(SHORT PROBLEM)
Please write out the lines of the data exactly, beginning with the first and ending with the line containing "var labels = ['23%', '14%', '10%', '21%', '33%'];"; leave the pictures behind.
◇ ◇ ◇
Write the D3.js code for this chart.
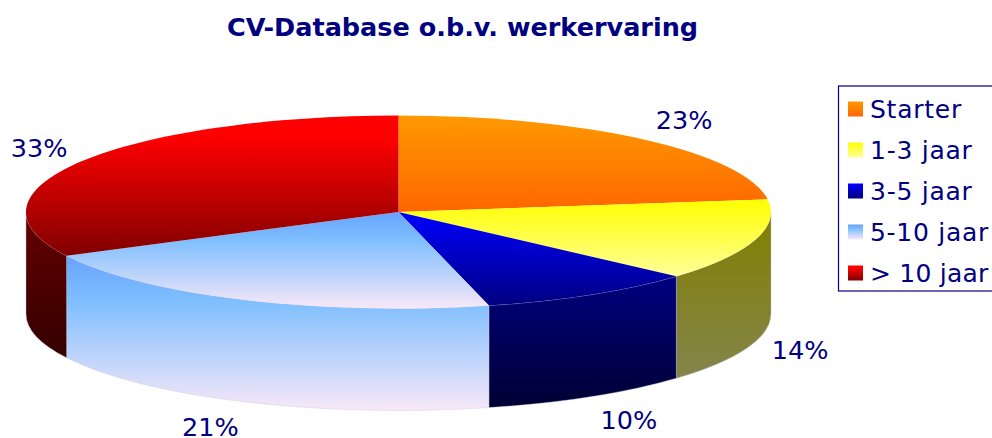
<!DOCTYPE html>
<html>
<head>
<meta charset="utf-8">
<script src="https://cdn.jsdelivr.net/npm/d3@7"></script>
<style>
    html, body { margin: 0; padding: 0; background: #fff; overflow: hidden; }
    text { font-family: "DejaVu Sans", sans-serif; fill: #000080; }
</style>
</head>
<body>
<div id="chart"></div>
<script>
// Series. Labels are what the chart prints (rounded).
var categories = ['Starter', '1-3 jaar', '3-5 jaar', '5-10 jaar', '> 10 jaar'];
var shares = [22.9, 13.7, 9.5, 21.4, 32.5];
var labels = ['23%', '14%', '10%', '21%', '33%'];

var topStops = [
    [[0, '#ff9900'], [1, '#ff6600']],
    [[0, '#ffff00'], [1, '#ffff99']],
    [[0, '#0000ff'], [1, '#000080']],
    [[0, '#66a3ff'], [0.3, '#80bfff'], [1, '#f8e8f8']],
    [[0, '#ff0000'], [0.15, '#ff0000'], [1, '#800000']]
];
var sideStops = [
    [[0, '#804c00'], [1, '#803300']],
    [[0, '#808000'], [1, '#84844c']],
    [[0, '#000080'], [1, '#000033']],
    [[0, '#66a3ff'], [0.3, '#80bfff'], [1, '#f8e8f8']],
    [[0, '#660000'], [1, '#330000']]
];

var o = {
    width: 992,
    height: 438,
    cx: 398.5,
    cy: 212,
    rx: 372.5,
    ry: 96.5,
    depth: 102
};

var svg = d3.select('#chart')
    .append('svg')
    .attr('width', o.width)
    .attr('height', o.height);

var defs = svg.append('defs');

function addGradient(id, stops) {
    var grad = defs.append('linearGradient')
        .attr('id', id)
        .attr('x1', 0).attr('y1', 0)
        .attr('x2', 0).attr('y2', 1);
    grad.selectAll('stop')
        .data(stops)
        .enter().append('stop')
        .attr('offset', function(d) { return d[0]; })
        .attr('stop-color', function(d) { return d[1]; });
}

categories.forEach(function(c, i) {
    addGradient('top' + i, topStops[i]);
    addGradient('side' + i, sideStops[i]);
});

var pie = d3.pie().sort(null);
var slices = pie(shares);

// Wall of a slice: only the part of its rim that faces the viewer
function sidePath(d) {
    var a0 = Math.max(d.startAngle, Math.PI / 2);
    var a1 = Math.min(d.endAngle, Math.PI * 1.5);
    if (a1 <= a0) return null;
    var x0 = o.cx + o.rx * Math.sin(a0), y0 = o.cy - o.ry * Math.cos(a0);
    var x1 = o.cx + o.rx * Math.sin(a1), y1 = o.cy - o.ry * Math.cos(a1);
    return 'M' + x0 + ',' + y0 +
        'A' + o.rx + ',' + o.ry + ' 0 0 1 ' + x1 + ',' + y1 +
        'L' + x1 + ',' + (y1 + o.depth) +
        'A' + o.rx + ',' + o.ry + ' 0 0 0 ' + x0 + ',' + (y0 + o.depth) + 'Z';
}

svg.append('g')
    .selectAll('path')
    .data(slices)
    .enter().append('path')
    .attr('d', sidePath)
    .attr('fill', function(d) { return 'url(#side' + d.index + ')'; })
    .attr('stroke', '#c8c8d8')
    .attr('stroke-width', 0.4);

var arc = d3.arc().innerRadius(0).outerRadius(o.rx);

svg.append('g')
    .attr('transform', 'translate(' + o.cx + ',' + o.cy + ') scale(1,' + (o.ry / o.rx) + ')')
    .selectAll('path')
    .data(slices)
    .enter().append('path')
    .attr('d', arc)
    .attr('fill', function(d) { return 'url(#top' + d.index + ')'; });

// Value labels sit just outside the rim, pushed down by the wall on the front half
svg.append('g')
    .selectAll('text')
    .data(slices)
    .enter().append('text')
    .attr('x', function(d) {
        var mid = (d.startAngle + d.endAngle) / 2;
        return o.cx + (o.rx + 18) * Math.sin(mid) + (mid < Math.PI ? 0 : 2);
    })
    .attr('y', function(d) {
        var mid = (d.startAngle + d.endAngle) / 2;
        var c = Math.cos(mid);
        return o.cy - (o.ry + 28) * c + (c < 0 ? o.depth - 0.5 : 1);
    })
    .attr('dy', '0.36em')
    .attr('text-anchor', function(d) {
        return (d.startAngle + d.endAngle) / 2 < Math.PI ? 'start' : 'end';
    })
    .style('font-size', '25.5px')
    .text(function(d) { return labels[d.index]; });

svg.append('text')
    .attr('x', 462.5)
    .attr('y', 36)
    .attr('text-anchor', 'middle')
    .style('font-size', '25.5px')
    .style('font-weight', 'bold')
    .text('CV-Database o.b.v. werkervaring');

// Legend runs off the right edge of the picture, as in the original
var legend = svg.append('g');

legend.append('rect')
    .attr('x', 838.5)
    .attr('y', 86)
    .attr('width', 170)
    .attr('height', 205)
    .attr('fill', '#fff')
    .attr('stroke', '#000080')
    .attr('stroke-width', 1.2);

var legendY = d3.scalePoint()
    .domain(categories)
    .range([109, 273]);

var rows = legend.selectAll('g')
    .data(categories)
    .enter().append('g')
    .attr('transform', function(d) { return 'translate(0,' + legendY(d) + ')'; });

rows.append('rect')
    .attr('x', 848)
    .attr('y', -7.5)
    .attr('width', 15)
    .attr('height', 15)
    .attr('fill', function(d, i) { return 'url(#top' + i + ')'; });

rows.append('text')
    .attr('x', 870)
    .attr('dy', '0.36em')
    .style('font-size', '25px')
    .style('letter-spacing', '0.75px')
    .text(function(d) { return d; })
    .each(function() {
        // DejaVu's ">" is wider than the original font's, keep that row inside the picture
        if (this.getComputedTextLength() > 119) d3.select(this).attr('textLength', 119);
    });
</script>
</body>
</html>
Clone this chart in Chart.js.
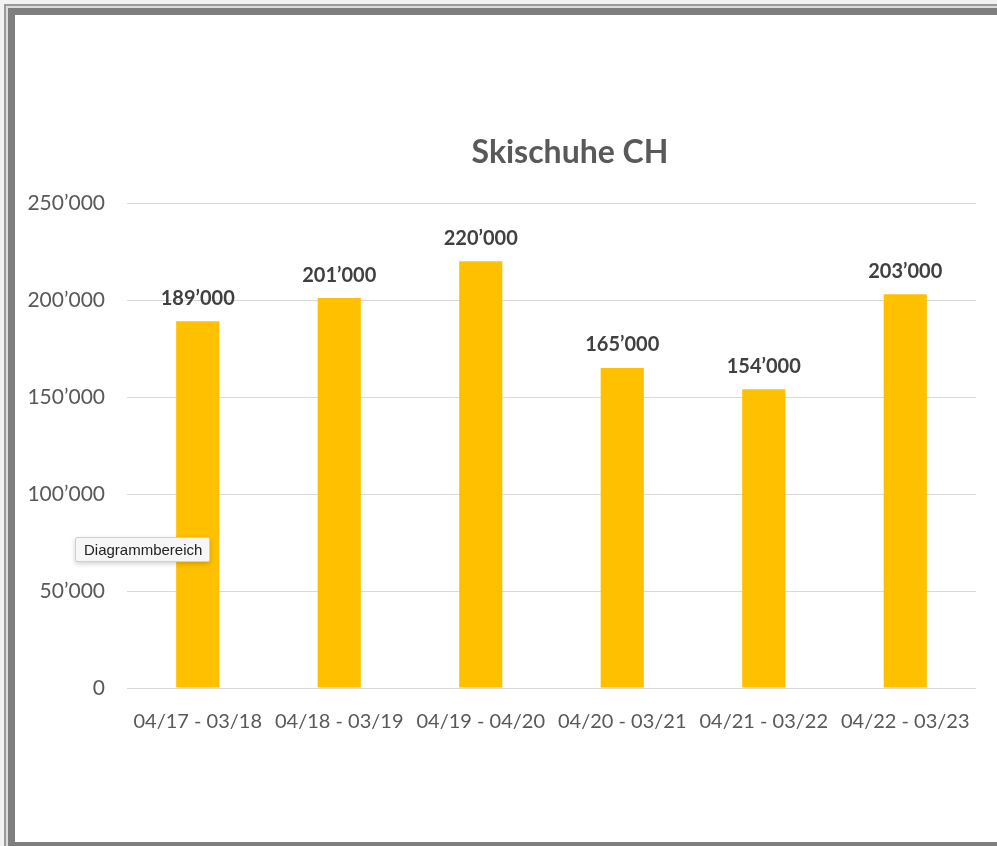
<!DOCTYPE html>
<html>
<head>
<meta charset="utf-8">
<script src="https://cdn.jsdelivr.net/npm/chart.js@4"></script>
<style>
  body { margin: 0; background: #f2f2f2; }
  #wrap { position: absolute; left: 0; top: 0; width: 997px; height: 846px; }
  #tip {
    position: absolute; left: 75px; top: 537px; height: 23px; padding: 0 7px 0 8px;
    background: #f6f6f6; border: 1px solid #cfcfcf; border-radius: 2px;
    font: 15px "Liberation Sans", Arial, sans-serif; color: #222; line-height: 23px;
    box-shadow: 0 2px 5px rgba(0,0,0,0.18);
  }
</style>
</head>
<body>
<div id="wrap"><canvas id="myChart" width="997" height="846"></canvas></div>
<div id="tip">Diagrammbereich</div>
<script>
const labels = ['04/17 - 03/18','04/18 - 03/19','04/19 - 04/20','04/20 - 03/21','04/21 - 03/22','04/22 - 03/23'];
const values = [189000, 201000, 220000, 165000, 154000, 203000];
const chartTitle = 'Skischuhe CH';
const barColor = '#FFC000';
const fontName = 'Lato';

// 250'000 style
const swiss = v => String(v).replace(/\B(?=(\d{3})+(?!\d))/g, '\u2019');

const framePlugin = {
  id: 'frame',
  beforeDraw(chart) {
    const c = chart.ctx;
    c.save();
    c.fillStyle = '#f2f2f2';
    c.fillRect(0, 0, 997, 846);
    c.fillStyle = '#9a9a9a';
    c.fillRect(4, 4, 993, 842);
    c.fillStyle = '#dcdcdc';
    c.fillRect(6, 6, 991, 840);
    c.fillStyle = '#7f7f7f';
    c.fillRect(8, 8, 989, 838);
    c.fillStyle = '#ffffff';
    c.fillRect(15, 15, 982, 827);
    c.restore();
  },
  afterDraw(chart) {
    const c = chart.ctx;
    c.save();
    c.fillStyle = '#595959';
    c.font = 'bold 32px ' + fontName;
    c.textAlign = 'center';
    c.textBaseline = 'middle';
    c.fillText(chartTitle, 570, 153);
    const meta = chart.getDatasetMeta(0);
    c.fillStyle = '#404040';
    c.font = 'bold 20px ' + fontName;
    meta.data.forEach((bar, i) => {
      c.fillText(swiss(values[i]), bar.x, bar.y - 23);
    });
    c.restore();
  }
};

const ctx = document.getElementById('myChart');
const myChart = new Chart(ctx, {
  type: 'bar',
  data: {
    labels: labels,
    datasets: [{
      data: values,
      backgroundColor: barColor,
      barPercentage: 0.305,
      categoryPercentage: 1
    }]
  },
  options: {
    responsive: false,
    animation: false,
    layout: { padding: { left: 0, right: 21, top: 203, bottom: 0 } },
    scales: {
      x: {
        grid: { display: false },
        border: { display: false },
        ticks: { color: '#595959', font: { family: fontName, size: 20 }, padding: 14, maxRotation: 0 },
        afterFit: s => { s.height = 158; }
      },
      y: {
        min: 0,
        max: 250000,
        grid: { color: '#d9d9d9', lineWidth: 1, drawTicks: false },
        border: { display: false },
        ticks: { stepSize: 50000, color: '#595959', font: { family: fontName, size: 21 }, padding: 22, callback: v => swiss(v) },
        afterFit: s => { s.width = 127; }
      }
    },
    plugins: {
      legend: { display: false },
      tooltip: { enabled: false }
    }
  },
  plugins: [framePlugin]
});
</script>
</body>
</html>
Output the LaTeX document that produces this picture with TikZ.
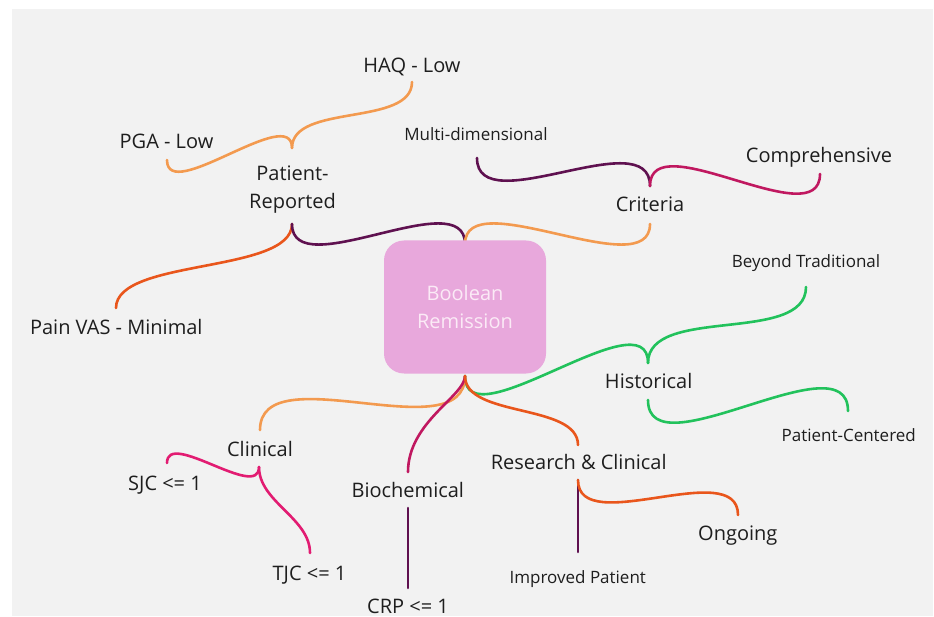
\documentclass[tikz,border=0pt]{standalone}
\usepackage{fontspec}
\setmainfont{Open Sans}
\definecolor{bg}{HTML}{F2F2F2}
\definecolor{lorange}{HTML}{F39A4F}
\definecolor{rorange}{HTML}{E9561C}
\definecolor{plum}{HTML}{5F1150}
\definecolor{crimson}{HTML}{C01860}
\definecolor{pinkc}{HTML}{E21C72}
\definecolor{grn}{HTML}{22C25C}
\definecolor{boxfill}{HTML}{E8A8DC}
\definecolor{boxtext}{HTML}{FBEAF6}
\definecolor{txt}{HTML}{1E1E1E}
\begin{document}
\begin{tikzpicture}[x=1pt,y=-1pt,
  big/.style={font=\fontsize{20}{28}\selectfont, text=txt, inner sep=0pt, anchor=base, align=center},
  small/.style={font=\fontsize{17}{22}\selectfont, text=txt, inner sep=0pt, anchor=base},
  link/.style={line width=2.6pt, line cap=round},
  rootbox/.style={fill=boxfill, rounded corners=20pt, minimum width=162pt, minimum height=133pt,
    text=boxtext, font=\fontsize{20}{28.5}\selectfont, align=center, inner sep=0pt},
]
\useasboundingbox (0,0) rectangle (934,617);
\fill[white] (0,0) rectangle (934,617);
\fill[bg] (12,9) rectangle (933,616);

% text nodes
\node[big] (haq) at (412,72.5) {HAQ - Low};
\node[big] (pga) at (166.5,148.3) {PGA - Low};
\node[big] (pr) at (292.5,208.3) {Patient-\\Reported};
\node[small] (md) at (476,140.7) {Multi-dimensional};
\node[big] (comp) at (819,162.7) {Comprehensive};
\node[big] (cr) at (650,211.7) {Criteria};
\node[small] (bt) at (806,267.3) {Beyond Traditional};
\node[big] (vas) at (116.3,335) {Pain VAS - Minimal};
\node[big] (hi) at (648.7,388.3) {Historical};
\node[small] (pc) at (848.7,441.7) {Patient-Centered};
\node[big] (cl) at (260,456) {Clinical};
\node[big] (sjc) at (165,490) {SJC <= 1};
\node[big] (rc) at (578.7,469) {Research \& Clinical};
\node[big] (bio) at (407.8,497.3) {Biochemical};
\node[big] (ong) at (737.8,540.7) {Ongoing};
\node[big] (tjc) at (309.5,580.7) {TJC <= 1};
\node[small] (ip) at (577.8,583.3) {Improved Patient};
\node[big] (crp) at (408,613.3) {CRP <= 1};

% junction / end points
\coordinate (prT) at (292,148);
\coordinate (pgaB) at (167,160);
\coordinate (haqB) at (412,82);
\coordinate (prB) at (292,224);
\coordinate (vasT) at (116,308);
\coordinate (boxT) at (465,244);
\coordinate (crT) at (650,186);
\coordinate (mdB) at (477,158);
\coordinate (compB) at (820,174);
\coordinate (crB) at (650,224);
\coordinate (hiT) at (648,363);
\coordinate (btB) at (806,287);
\coordinate (hiB) at (648,400);
\coordinate (pcT) at (848,411);
\coordinate (boxB) at (465,376);
\coordinate (clT) at (260,430);
\coordinate (bioT) at (408,472);
\coordinate (rcT) at (578,445);
\coordinate (clB) at (259,467);
\coordinate (sjcT) at (167,463);
\coordinate (tjcT) at (310,553);
\coordinate (bioB) at (408,508);
\coordinate (crpT) at (408,588);
\coordinate (rcB) at (578,480);
\coordinate (ipT) at (578,552);
\coordinate (ongT) at (738,515);

% connectors
\draw[link, lorange] (prT) .. controls +(0,-45) and +(0,45) .. (pgaB);
\draw[link, lorange] (prT) .. controls +(0,-45) and +(0,45) .. (haqB);
\draw[link, rorange] (prB) .. controls +(0,50) and +(0,-50) .. (vasT);
\draw[link, plum] (prB) .. controls +(0,62) and +(0,-62) .. (boxT);
\draw[link, lorange] (crB) .. controls +(0,62) and +(0,-62) .. (boxT);
\draw[link, plum] (crT) .. controls +(0,-65) and +(0,65) .. (mdB);
\draw[link, crimson] (crT) .. controls +(0,-63) and +(0,63) .. (compB);
\draw[link, grn] (hiT) .. controls +(0,-68) and +(0,68) .. (boxB);
\draw[link, grn] (hiT) .. controls +(0,-58) and +(0,58) .. (btB);
\draw[link, grn] (hiB) .. controls +(0,74) and +(0,-74) .. (pcT);
\draw[link, lorange] (boxB) .. controls +(0,76) and +(0,-76) .. (clT);
\draw[link, crimson] (boxB) .. controls +(0,20) and +(0,-50) .. (bioT);
\draw[link, rorange] (boxB) .. controls +(0,42) and +(0,-42) .. (rcT);
\draw[link, pinkc] (clB) .. controls +(0,34) and +(0,-34) .. (sjcT);
\draw[link, pinkc] (clB) .. controls +(0,35) and +(0,-35) .. (tjcT);
\draw[link, plum] (bioB) -- (crpT);
\draw[link, plum] (rcB) -- (ipT);
\draw[link, rorange] (rcB) .. controls +(0,59) and +(0,-59) .. (ongT);

% root
\node[rootbox] (box) at (465,307) {Boolean\\Remission};
\end{tikzpicture}
\end{document}
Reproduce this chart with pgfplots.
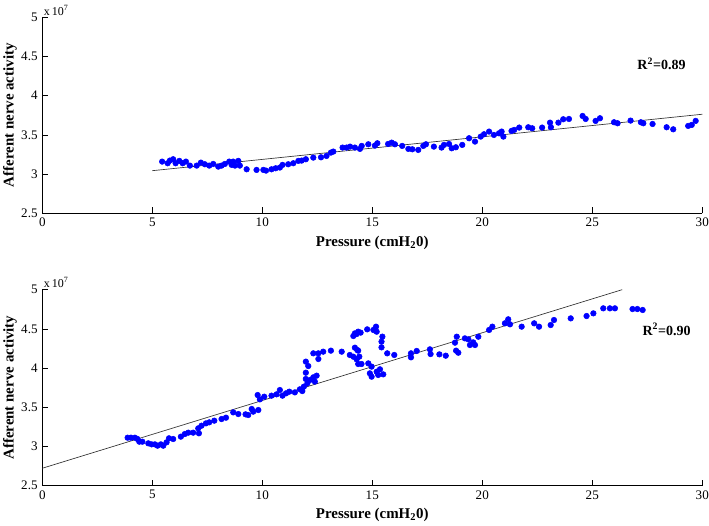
\documentclass[border=0pt]{standalone}
\usepackage{pgfplots}
\pgfplotsset{compat=1.18}
\usepackage{pgfplotstable}
\usepackage{fontspec}
\setmainfont{Liberation Serif}

\pgfplotstableread{
x y
5.45 3.159
5.70 3.138
5.80 3.172
5.95 3.189
6.06 3.138
6.23 3.168
6.38 3.138
6.53 3.159
6.71 3.108
7.02 3.108
7.21 3.146
7.39 3.125
7.59 3.108
7.77 3.129
8.00 3.095
8.15 3.108
8.30 3.129
8.50 3.159
8.61 3.117
8.68 3.159
8.76 3.108
8.91 3.168
8.98 3.108
9.29 3.061
9.74 3.053
10.05 3.053
10.17 3.044
10.42 3.061
10.61 3.074
10.80 3.083
10.92 3.117
11.18 3.125
11.41 3.138
11.64 3.168
11.79 3.172
11.98 3.189
12.32 3.210
12.67 3.214
12.92 3.231
13.12 3.274
13.23 3.287
13.65 3.338
13.83 3.338
13.99 3.350
14.21 3.338
14.44 3.321
14.52 3.359
14.82 3.380
15.12 3.363
15.23 3.393
15.72 3.384
15.88 3.401
16.03 3.380
16.36 3.359
16.64 3.321
16.82 3.316
17.09 3.308
17.32 3.359
17.44 3.380
17.80 3.350
18.15 3.338
18.26 3.372
18.49 3.384
18.61 3.329
18.80 3.342
19.09 3.372
19.40 3.457
19.67 3.414
19.93 3.478
20.08 3.508
20.31 3.542
20.53 3.499
20.76 3.520
20.88 3.542
20.96 3.478
21.33 3.550
21.45 3.563
21.68 3.593
22.09 3.597
22.27 3.584
22.72 3.593
23.08 3.656
23.12 3.597
23.46 3.656
23.68 3.699
23.94 3.703
24.56 3.741
24.70 3.703
25.15 3.678
25.35 3.712
25.99 3.661
26.15 3.648
26.74 3.682
27.21 3.661
27.32 3.648
27.74 3.639
28.38 3.597
28.68 3.571
29.36 3.614
29.52 3.627
29.70 3.678
}\toptable

\pgfplotstableread{
x y
3.88 3.112
4.03 3.112
4.21 3.112
4.33 3.095
4.41 3.061
4.55 3.061
4.82 3.040
4.97 3.027
5.12 3.027
5.24 3.010
5.39 3.027
5.50 3.010
5.65 3.053
5.76 3.104
5.95 3.095
6.30 3.125
6.48 3.159
6.64 3.176
6.86 3.176
7.09 3.231
7.12 3.168
7.24 3.265
7.44 3.295
7.59 3.308
7.82 3.329
8.15 3.350
8.35 3.367
8.68 3.435
8.91 3.414
9.24 3.410
9.36 3.401
9.52 3.478
9.59 3.444
9.82 3.465
9.79 3.656
9.89 3.601
10.09 3.635
10.42 3.648
10.65 3.665
10.80 3.720
10.92 3.648
11.08 3.678
11.23 3.699
11.48 3.690
11.71 3.729
11.82 3.707
11.89 3.763
11.98 3.861
11.98 3.941
12.05 3.805
12.17 3.848
12.32 3.882
12.39 3.827
12.47 3.903
11.98 4.082
12.09 4.026
12.32 4.188
12.55 4.188
12.55 4.116
12.77 4.209
13.12 4.222
13.61 4.209
13.98 4.167
14.14 4.409
14.29 4.434
14.21 4.260
14.36 4.222
14.41 4.146
14.21 4.443
14.36 4.464
14.47 4.452
14.32 4.230
14.14 4.145
14.29 4.111
14.36 4.052
14.51 4.052
14.77 4.494
15.05 4.486
15.17 4.528
15.20 4.464
15.46 4.401
15.42 4.337
15.42 4.264
15.68 4.188
16.00 4.167
14.82 4.060
14.97 4.018
14.89 3.933
14.97 3.890
15.20 3.954
15.35 3.984
15.27 3.912
15.50 3.920
16.76 4.188
16.76 4.137
17.02 4.218
17.62 4.239
17.65 4.179
18.05 4.175
18.34 4.158
18.76 4.324
18.84 4.400
18.81 4.222
18.91 4.196
19.21 4.379
19.37 4.366
19.44 4.294
19.59 4.328
19.67 4.294
19.82 4.400
20.31 4.486
20.46 4.528
21.03 4.571
21.18 4.622
21.26 4.558
21.79 4.528
22.36 4.571
22.58 4.528
23.11 4.549
23.26 4.613
24.02 4.634
24.74 4.664
25.05 4.698
25.50 4.762
25.80 4.762
26.03 4.762
26.83 4.753
27.05 4.753
27.29 4.741
}\bottomtable

\pgfplotsset{myax/.style={
  width=495pt, height=147pt, scale only axis,
  xmin=0, xmax=30, ymin=2.5, ymax=5,
  axis x line=bottom, axis y line=left,
  axis line style={-, black, line width=0.5pt},
  xtick={0,5,10,15,20,25,30},
  ytick={2.5,3,3.5,4,4.5,5},
  yticklabels={2.5,3,3.5,4,4.5,5},
  tick align=inside, major tick length=4.5pt,
  tick style={black, line width=0.5pt},
  ticklabel style={font=\fontsize{9.8}{11}\selectfont},
  /pgf/number format/assume math mode=true,
  xlabel={Pressure (cmH\textsubscript{2}0)},
  ylabel={Afferent nerve activity},
  label style={font=\fontsize{11.2}{13}\selectfont\bfseries},
  ylabel style={yshift=-3.5pt},
  clip=false,
  anchor=south west,
}}

\begin{document}
\begin{tikzpicture}
\path[use as bounding box] (0pt,0pt) rectangle (531.75pt,393.75pt);

\begin{axis}[myax, at={(31.7pt,233.8pt)}]
\addplot[black!80, line width=0.5pt] coordinates {(5,3.043) (30,3.763)};
\addplot[only marks, mark=*, mark size=2.1pt, blue, mark options={draw=blue, fill=blue}] table[x=x,y=y] {\toptable};
\node[anchor=south west, inner sep=1pt, font=\fontsize{9}{10}\selectfont] at (rel axis cs:0,1) {x\,10\textsuperscript{7}};
\node[font=\fontsize{10.5}{12}\selectfont\bfseries] at (axis cs:28.15,4.405) {R\textsuperscript{2}=0.89};
\end{axis}

\begin{axis}[myax, at={(31.7pt,29.5pt)}]
\addplot[black!80, line width=0.5pt] coordinates {(0,2.722) (26.36,5.0)};
\addplot[only marks, mark=*, mark size=2.1pt, blue, mark options={draw=blue, fill=blue}] table[x=x,y=y] {\bottomtable};
\node[anchor=south west, inner sep=1pt, font=\fontsize{9}{10}\selectfont] at (rel axis cs:0,1) {x\,10\textsuperscript{7}};
\node[font=\fontsize{10.5}{12}\selectfont\bfseries] at (axis cs:28.38,4.495) {R\textsuperscript{2}=0.90};
\end{axis}
\end{tikzpicture}
\end{document}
◇ ◇ ◇
(EXERCISE RESULT)
Write the D3.js code for this chart.
<!DOCTYPE html>
<html>
<head>
<meta charset="utf-8">
<script src="https://cdn.jsdelivr.net/npm/d3@7"></script>
<style>
    html, body { margin: 0; padding: 0; background: #fff; overflow: hidden; }
    text { font-family: "DejaVu Sans", sans-serif; fill: #000080; }
</style>
</head>
<body>
<div id="chart"></div>
<script>
// Series. Labels are what the chart prints (rounded).
var categories = ['Starter', '1-3 jaar', '3-5 jaar', '5-10 jaar', '> 10 jaar'];
var shares = [22.9, 13.7, 9.5, 21.4, 32.5];
var labels = ['23%', '14%', '10%', '21%', '33%'];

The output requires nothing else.